Upgrading to 2.7.11 breaks older sqlite databases #8417

hateyouinfinity · 2023-02-06T16:21:32Z

First check

I added a descriptive title to this issue.
I used the GitHub search to find a similar issue and didn't find it.
I searched the Prefect documentation for this issue.
I checked that this issue is related to Prefect and not one of its dependencies.

Bug summary

After upgrading to 2.7.11 orion started crashlooping, logs showed sqlalchemy.exc.OperationalError: (sqlite3.OperationalError) duplicate column name: has_data.
Rolled back the migrations, downgraded to 2.7.10, tried to investigate.

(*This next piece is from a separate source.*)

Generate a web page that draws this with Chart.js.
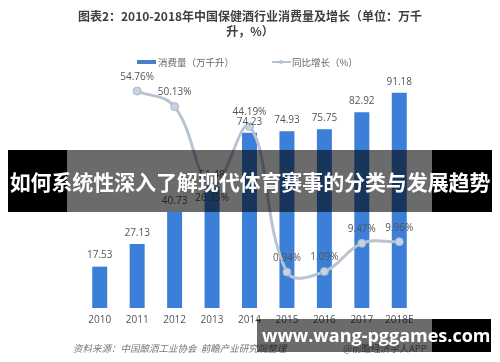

Alembic upgrade never terminates (see Error).
The culpable revision is f92143d30c25, introduced in PR #8164.
It prepares flow_run_state and task_run_state tables for the subsequent migration of artifact data (in f92143d30c26)
The relevant part is that it calculates and sets the (boolean) value for has_data column based on the value of data column.
data can either be a NULL, a string 'null', or a string containing a json value.
The logic in populate_flow_has_data_in_batches is, I believe, intended to set has_data to 1 if data contains a json value and to 0 otherwise.
The current logic does not achieve that goal.

Problems

Comparing anything with a NULL via an (in)equality operator results in a NULL (see 2.)
Since the two parts of the condition are exclusive, disjunction leads to the condition evaluating to 1 for data='null' (same would happen for data=NULL if not for problem 1)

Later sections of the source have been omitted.